A well-made and well-installed extractor hood in your kitchen can be a tremendous boon for both sanitary and safety reasons. The powerful fans in the hood extract airborne grease, smoke and other particulate matter from your kitchen, while its position above your stove top allows it to assist in suppressing and putting out grease fires.
However, any extractor hood is only as good as the ventilation system it is attached to--after all, all the air your hood extracts and cleans has to go somewhere. As such, the type of ventilation your hood will use is one of the first decisions you should make, as different types of ventilation will perform differently under different circumstances. You have two main types of ventilation systems to choose from--external ventilation or recirculation.
What are the pros and cons of choosing external ventilation?
Choosing an externally vented extractor hood comes with a range of advantages over recirculating models:
- Thorough air cleaning: Extractors hoods with external ventilation vent their air they suck up directly to the outdoors, so they can be relied upon to thoroughly remove airborne grease and contaminants from your kitchen.
- Filter-free: This external ventilation precludes the need for air filters found in recirculating extractor hoods, sidestepping the unpleasantly messy task of cleaning and/or replacing your hood filters.
- Power efficiency: Since externally vented hoods do not require fans to reintroduce cleaned air back into your kitchen, they are generally cheaper to run over the long term than recirculating hoods.
However, there are also a few disadvantages that you'll have to deal with:
- Noise: The ductwork connected to an externally venting hood can function as an echo chamber of sorts and dramatically increase the noise your hood generates, particularly if the duct is overly spacious or is lined with ageing materials.
- Difficulty of installation: If suitable ducting is not already present when you you come to install an externally venting hood, you will have to create one. You can construct small ducts yourself, but larger or more complicated ducts should always be installed professionally to prevent structural damage. You will also have to ensure that the hood's ducts vent to the outdoors, rather than a crawlspace, basement or loft.
What are the pros and cons of choosing a recirculating extractor hood?
These types of hoods are generally more complicated in form and function, but this added complexity comes with some distinct advantages:
- No ducting or ventilation required: Recirculating extractor hoods clean kitchen air of airborne contaminants using charcoal-filled cartridges before returning the cleaned air to the kitchen, rather than venting dirty air outside. This precludes the need for complicated and expensive ductwork installation, and it significantly simplifies the installation process. It also means that hoods can be installed simply in kitchens that do not have easy external access, such as those found in high-rise apartments or basement properties.
- Low installation costs: Without the need to install ducts, recirculating hoods are subsequently much cheaper and faster to installed than externally venting models, and DIY-savvy home owners should be able to tackle installation themselves.

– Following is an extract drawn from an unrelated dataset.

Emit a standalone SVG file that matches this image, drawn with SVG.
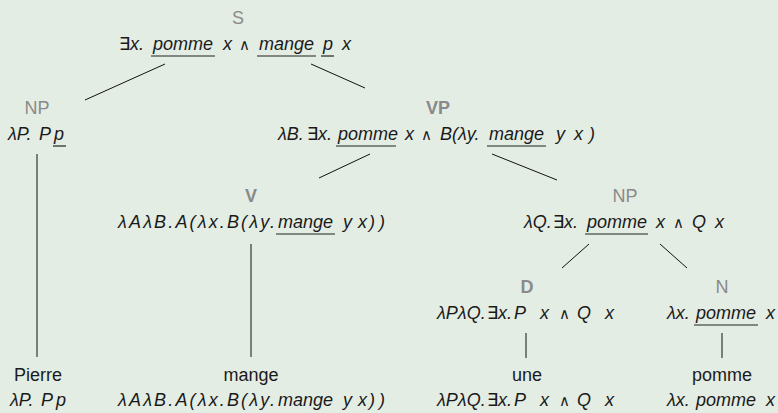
<svg xmlns="http://www.w3.org/2000/svg" width="778" height="413" viewBox="0 0 778 413">
<style>
.lbl{font-family:"Liberation Sans","DejaVu Sans",sans-serif;font-size:18px;fill:#8a8a8a;text-anchor:middle}
.b{font-weight:bold}
.f{font-family:"Liberation Sans","DejaVu Sans",sans-serif;font-size:18px;font-style:italic;fill:#1a1a1a}
.up{font-style:normal}
.and{font-style:normal;font-size:15px}
.w{font-family:"Liberation Sans","DejaVu Sans",sans-serif;font-size:18px;fill:#1a1a1a;text-anchor:middle}
.ul{stroke:#222;stroke-width:1.2}
.e{stroke:#111;stroke-width:1;fill:none}
</style>
<rect width="778" height="413" fill="#e4ede4"/>
<g id="connectors">
<line class="e" x1="165" y1="64" x2="85" y2="100"/>
<line class="e" x1="311" y1="64" x2="365" y2="88"/>
<line class="e" x1="37" y1="154" x2="37" y2="357"/>
<line class="e" x1="370" y1="154" x2="319" y2="178"/>
<line class="e" x1="492" y1="154" x2="557" y2="180"/>
<line class="e" x1="251" y1="244" x2="251" y2="357"/>
<line class="e" x1="589" y1="244" x2="562" y2="268"/>
<line class="e" x1="660" y1="244" x2="687" y2="268"/>
<line class="e" x1="526" y1="333" x2="526" y2="358"/>
<line class="e" x1="722" y1="333" x2="722" y2="358"/>
</g>
<g id="S">
<text class="lbl" x="238" y="24">S</text>
<text class="f" y="50"><tspan x="119" class="up">∃</tspan><tspan x="130">x.</tspan><tspan x="153">pomme</tspan><tspan x="223">x</tspan><tspan x="239" class="and">∧</tspan><tspan x="259">mange</tspan><tspan x="323">p</tspan><tspan x="342">x</tspan></text>
<line class="ul" x1="151" y1="56" x2="215" y2="56"/>
<line class="ul" x1="257" y1="56" x2="316" y2="56"/>
<line class="ul" x1="321" y1="56" x2="334" y2="56"/>
</g>
<g id="NP1">
<text class="lbl" x="37" y="114">NP</text>
<text class="f" y="140"><tspan x="8">λP.</tspan><tspan x="39">P</tspan><tspan x="54">p</tspan></text>
<line class="ul" x1="53" y1="146" x2="66" y2="146"/>
</g>
<g id="VP">
<text class="lbl b" x="438" y="114">VP</text>
<text class="f" y="140"><tspan x="278">λB.</tspan><tspan x="307" class="up">∃</tspan><tspan x="318">x.</tspan><tspan x="338">pomme</tspan><tspan x="405">x</tspan><tspan x="421" class="and">∧</tspan><tspan x="440">B(λy.</tspan><tspan x="489">mange</tspan><tspan x="556">y</tspan><tspan x="574">x</tspan><tspan x="589">)</tspan></text>
<line class="ul" x1="336" y1="146" x2="396" y2="146"/>
<line class="ul" x1="487" y1="146" x2="546" y2="146"/>
</g>
<g id="V">
<text class="lbl b" x="251" y="202">V</text>
<text class="f" y="228"><tspan x="118" textLength="157" lengthAdjust="spacing">λAλB.A(λx.B(λy.</tspan><tspan x="278">mange</tspan><tspan x="343">y</tspan><tspan x="358">x</tspan><tspan x="369" textLength="16" lengthAdjust="spacing">))</tspan></text>
<line class="ul" x1="276" y1="234" x2="335" y2="234"/>
</g>
<g id="NP2">
<text class="lbl" x="625" y="202">NP</text>
<text class="f" y="228"><tspan x="524">λQ.</tspan><tspan x="553" class="up">∃</tspan><tspan x="564">x.</tspan><tspan x="587">pomme</tspan><tspan x="656">x</tspan><tspan x="673" class="and">∧</tspan><tspan x="692">Q</tspan><tspan x="715">x</tspan></text>
<line class="ul" x1="585" y1="234" x2="648" y2="234"/>
</g>
<g id="D">
<text class="lbl b" x="527" y="293">D</text>
<text class="f" y="319"><tspan x="437">λPλQ.</tspan><tspan x="487" class="up">∃</tspan><tspan x="498">x.</tspan><tspan x="514">P</tspan><tspan x="540">x</tspan><tspan x="559" class="and">∧</tspan><tspan x="577">Q</tspan><tspan x="605">x</tspan></text>
</g>
<g id="N">
<text class="lbl" x="722" y="293">N</text>
<text class="f" y="319"><tspan x="667">λx.</tspan><tspan x="696">pomme</tspan><tspan x="766">x</tspan></text>
<line class="ul" x1="694" y1="325" x2="758" y2="325"/>
</g>
<g id="Pierre">
<text class="w" x="38" y="381">Pierre</text>
<text class="f" y="406"><tspan x="10">λP.</tspan><tspan x="41">P</tspan><tspan x="56">p</tspan></text>
</g>
<g id="mange">
<text class="w" x="251" y="381">mange</text>
<text class="f" y="406"><tspan x="118" textLength="157" lengthAdjust="spacing">λAλB.A(λx.B(λy.</tspan><tspan x="278">mange</tspan><tspan x="343">y</tspan><tspan x="358">x</tspan><tspan x="369" textLength="16" lengthAdjust="spacing">))</tspan></text>
</g>
<g id="une">
<text class="w" x="527" y="381">une</text>
<text class="f" y="406"><tspan x="437">λPλQ.</tspan><tspan x="487" class="up">∃</tspan><tspan x="498">x.</tspan><tspan x="514">P</tspan><tspan x="540">x</tspan><tspan x="559" class="and">∧</tspan><tspan x="577">Q</tspan><tspan x="605">x</tspan></text>
</g>
<g id="pomme">
<text class="w" x="722" y="381">pomme</text>
<text class="f" y="406"><tspan x="667">λx.</tspan><tspan x="696">pomme</tspan><tspan x="766">x</tspan></text>
</g>
</svg>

They do, however, come with a number of drawbacks:
- Filtration quality: While modern recirculating hoods extract the vast majority of airborne contaminants from the air, they are not as efficient as externally venting models, and may not be up to scratch for people who suffer from sensitive food allergies or respiratory problems.
- Filter changes: Changing the filters in a recirculating hood frequently is vital to preserve proper functioning, and should be done regularly. Replacement filter cartridges can be relatively expensive, and may be difficult to find if you choose a lesser-known hood manufacturer.